Hazelwood School District v. Kuhlmeier 484 U.S. 260 (1988)
HAZELWOOD SCHOOL DISTRICT v. KUHLMEIER 484 U.S. 260 (1988)
In tinker v. des moines independent school district (1969) the Supreme Court held that school officials could not interfere with students' speech unless that speech threatened substantial disorder, a material disruption of the educational program, or invasion of the rights of others. The Kuhlmeier decision continues the erosion of Tinker that had begun in the bethel school district v. fraser (1986).
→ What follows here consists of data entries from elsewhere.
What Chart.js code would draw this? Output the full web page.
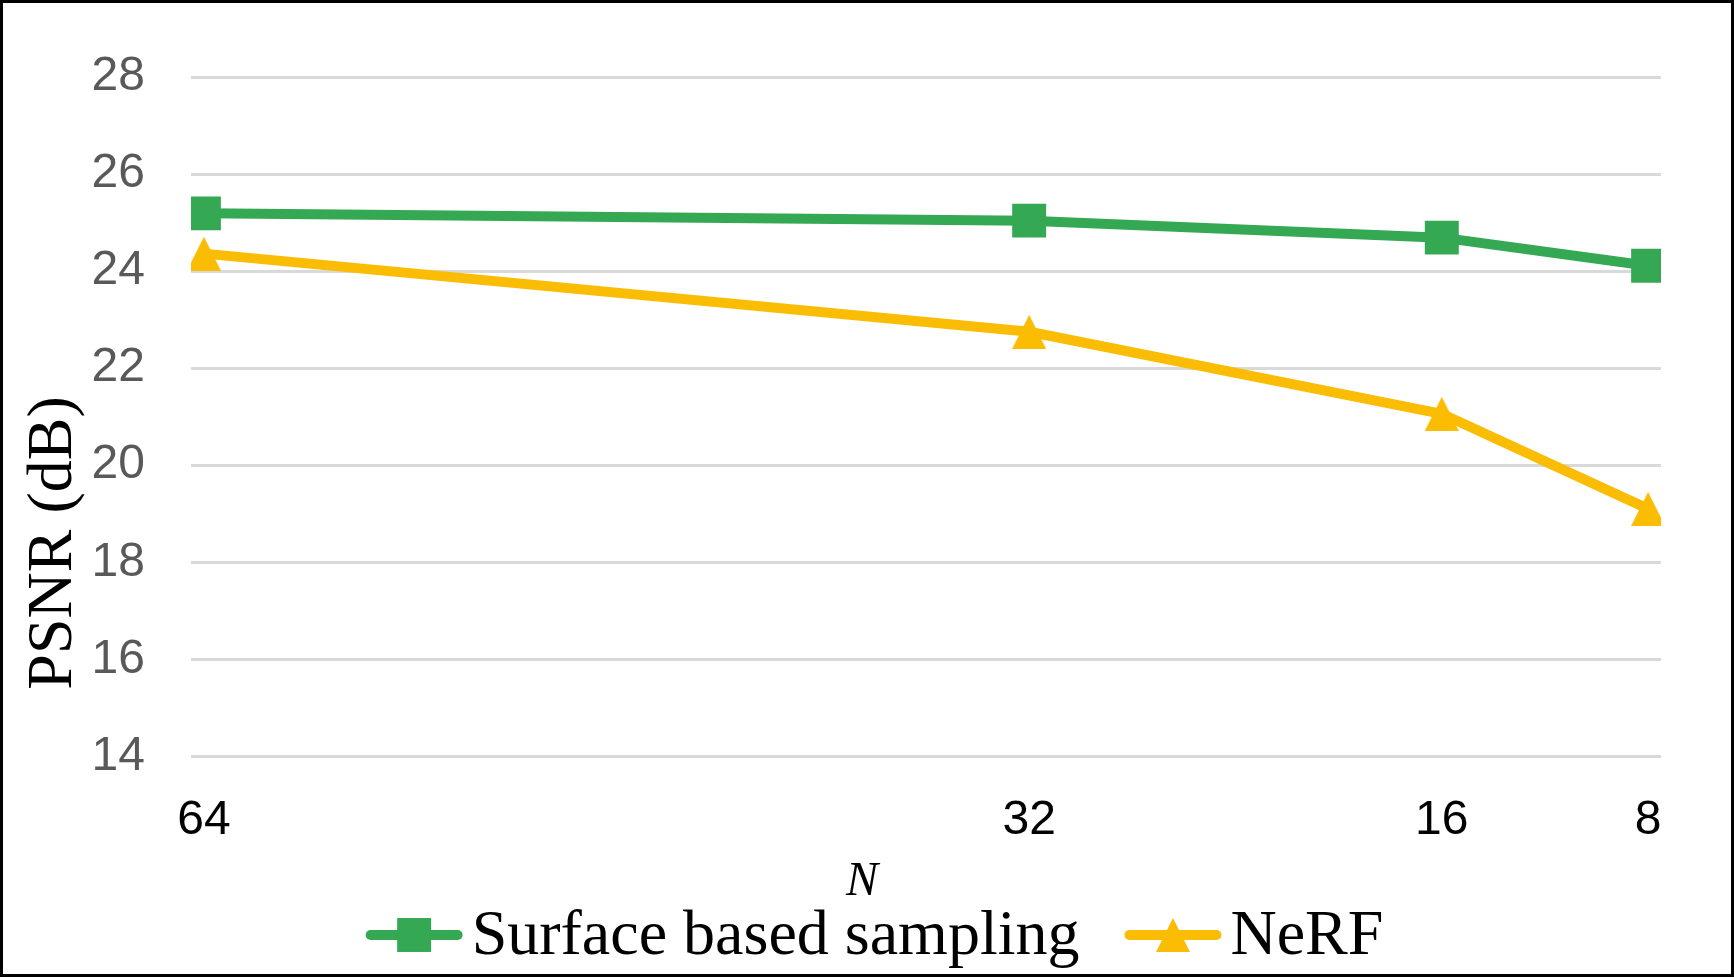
<!DOCTYPE html>
<html>
<head>
<meta charset="utf-8">
<script src="https://cdn.jsdelivr.net/npm/chart.js@4.4.1/dist/chart.umd.min.js"></script>
<style>
  html, body { margin: 0; padding: 0; background: #fff; }
  canvas { display: block; }
</style>
</head>
<body>
<canvas id="psnrChart" width="1734" height="977"></canvas>
<script>
// values
const sampleCounts = [64, 32, 16, 8];
const surfacePsnr = [25.19, 25.04, 24.69, 24.11];
const nerfPsnr = [24.36, 22.75, 21.06, 19.10];
const seriesNames = ['Surface based sampling', 'NeRF'];
const yTicks = [14, 16, 18, 20, 22, 24, 26, 28];
const xTitle = 'N';
const yTitle = 'PSNR (dB)';

const GREEN = '#34a853';
const YELLOW = '#fbbc04';
const SANS = '"Liberation Sans", Arial, sans-serif';
const SERIF = '"Liberation Serif", "Times New Roman", serif';

// Excel style triangle: as wide as it is tall
function triangleMarker(color, size) {
    const c = document.createElement('canvas');
    c.width = size;
    c.height = size;
    const g = c.getContext('2d');
    g.fillStyle = color;
    g.beginPath();
    g.moveTo(size / 2, 0);
    g.lineTo(size, size);
    g.lineTo(0, size);
    g.closePath();
    g.fill();
    return c;
}

function drawMarker(ctx, ds, x, y) {
    if (ds.pointStyle instanceof HTMLCanvasElement) {
        const img = ds.pointStyle;
        ctx.drawImage(img, x - img.width / 2, y - img.height / 2);
    } else {
        const side = ds.pointRadius * Math.SQRT2;
        ctx.fillStyle = ds.borderColor;
        ctx.fillRect(x - side / 2, y - side / 2, side, side);
    }
}

// white page + black frame
const frame = {
    id: 'frame',
    beforeDraw(chart) {
        const ctx = chart.ctx;
        ctx.save();
        ctx.fillStyle = '#fff';
        ctx.fillRect(0, 0, chart.width, chart.height);
        ctx.restore();
    },
    afterDraw(chart) {
        const ctx = chart.ctx;
        ctx.save();
        ctx.strokeStyle = '#000';
        ctx.lineWidth = 3;
        ctx.strokeRect(1.5, 1.5, chart.width - 3, chart.height - 3);
        ctx.restore();
    }
};

// axis titles sit off-centre in the original, so they are placed by hand
const axisTitles = {
    id: 'axisTitles',
    afterDraw(chart) {
        const ctx = chart.ctx;
        ctx.save();
        ctx.fillStyle = '#000';
        ctx.textAlign = 'center';
        ctx.textBaseline = 'alphabetic';
        ctx.font = 'italic 48px ' + SERIF;
        ctx.fillText(xTitle, 862, 895);
        ctx.translate(71, 543);
        ctx.rotate(-Math.PI / 2);
        ctx.font = '64px ' + SERIF;
        ctx.fillText(yTitle, 0, 0);
        ctx.restore();
    }
};

// legend with line + marker like Excel
const lineLegend = {
    id: 'lineLegend',
    afterDraw(chart) {
        const ctx = chart.ctx;
        const sets = chart.data.datasets;
        const lineLen = 97, gap = 9, itemGap = 45, y = 935;
        ctx.save();
        ctx.font = '64px ' + SERIF;
        const widths = sets.map(ds => lineLen + gap + ctx.measureText(ds.label).width);
        const total = widths.reduce((a, b) => a + b, 0) + itemGap * (sets.length - 1);
        let x = 874.5 - total / 2;
        sets.forEach((ds, i) => {
            ctx.strokeStyle = ds.borderColor;
            ctx.lineWidth = 10;
            ctx.lineCap = 'round';
            ctx.beginPath();
            ctx.moveTo(x + 5, y);
            ctx.lineTo(x + lineLen - 5, y);
            ctx.stroke();
            drawMarker(ctx, ds, x + lineLen / 2, y);
            ctx.fillStyle = '#000';
            ctx.textAlign = 'left';
            ctx.textBaseline = 'alphabetic';
            ctx.fillText(ds.label, x + lineLen + gap, 954);
            x += widths[i] + itemGap;
        });
        ctx.restore();
    }
};

const toPoints = vals => sampleCounts.map((n, i) => ({ x: n, y: vals[i] }));

new Chart(document.getElementById('psnrChart'), {
    type: 'line',
    data: {
        datasets: [{
            label: seriesNames[0],
            data: toPoints(surfacePsnr),
            borderColor: GREEN,
            backgroundColor: GREEN,
            borderWidth: 10,
            borderJoinStyle: 'round',
            pointStyle: 'rect',
            pointRadius: 24,
            pointBorderWidth: 0,
            pointBackgroundColor: GREEN
        }, {
            label: seriesNames[1],
            data: toPoints(nerfPsnr),
            borderColor: YELLOW,
            backgroundColor: YELLOW,
            borderWidth: 10,
            borderJoinStyle: 'round',
            pointStyle: triangleMarker(YELLOW, 34),
            pointRadius: 17,
            pointBorderWidth: 0
        }]
    },
    options: {
        responsive: false,
        animation: false,
        events: [],
        layout: { padding: { left: 91, right: 73, top: 77, bottom: 91 } },
        scales: {
            x: {
                type: 'linear',
                reverse: true,
                min: 7.5,
                max: 64.5,
                afterBuildTicks: s => { s.ticks = sampleCounts.map(v => ({ value: v })); },
                grid: { display: false, drawTicks: false },
                border: { display: false },
                ticks: { color: '#000', padding: 36, autoSkip: false, maxRotation: 0, font: { family: SANS, size: 48 } }
            },
            y: {
                min: 14,
                max: 28,
                afterBuildTicks: s => { s.ticks = yTicks.map(v => ({ value: v })); },
                afterFit: s => { s.width = 100; },
                grid: { color: '#d9d9d9', lineWidth: 3, drawTicks: false },
                border: { display: false },
                ticks: { color: '#595959', padding: 46, font: { family: SANS, size: 48 } }
            }
        },
        plugins: {
            legend: { display: false },
            tooltip: { enabled: false }
        }
    },
    plugins: [frame, axisTitles, lineLegend]
});
</script>
</body>
</html>
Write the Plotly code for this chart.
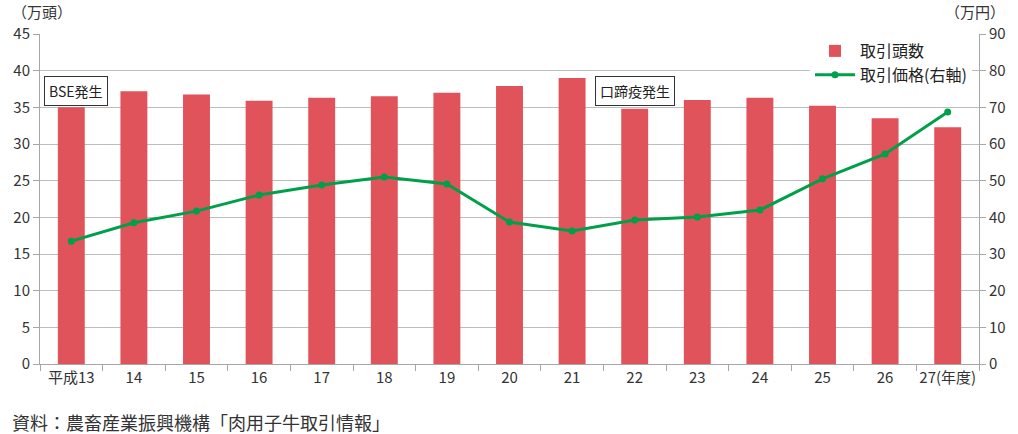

A journalism class in a Missouri public high school wrote and edited the school newspaper. The school's principal, after reviewing proofs, ordered the deletion of two of the paper's projected six pages to avoid publication of two articles: one detailing the experiences of three pregnant students and another on students' feelings about their parents' divorces. The first story, the principal said, was inappropriate for the school's younger students; the second contained derogatory comments by a named student about her father. With no notice to the student writers or editors, the paper was printed with the offending pages deleted. Three of the students brought suit against school officials, seeking a declaratory judgment that the censorship violated their first amendment rights. They lost in the federal district court, but prevailed in the court of appeals on the theory of the Tinker decision. The Supreme Court reversed, 5–3.
Justice byron r. white, for the Court, first concluded that the paper was not a public forum because its pages had not been opened up to students generally or to any other segment of the general public. He distinguished Tinker in two main ways. First, the school could legitimately seek to inculcate the community's values, and thus could act to avoid the inference that it endorsed the conduct that led to student pregnancy. Second, the principal's control over the school paper was a series of decisions about the educational content of the journalism curriculum, and courts must pay deference to educators in such matters. Thus, the proper standard of review was not strict scrutiny but one of "reasonableness"—a standard satisfied by the principal's decision.
For the three dissenters, Justice william j. brennan, argued that the majority's "reasonableness" test effectively abandoned the much more demanding standards of Tinker. Surely some members of the Kuhlmeier majority would be satisfied to paint Tinker into a corner where its value as a precedent would be severely limited. Whether the Court will complete this process of doctrinal retrenchment remains to be seen.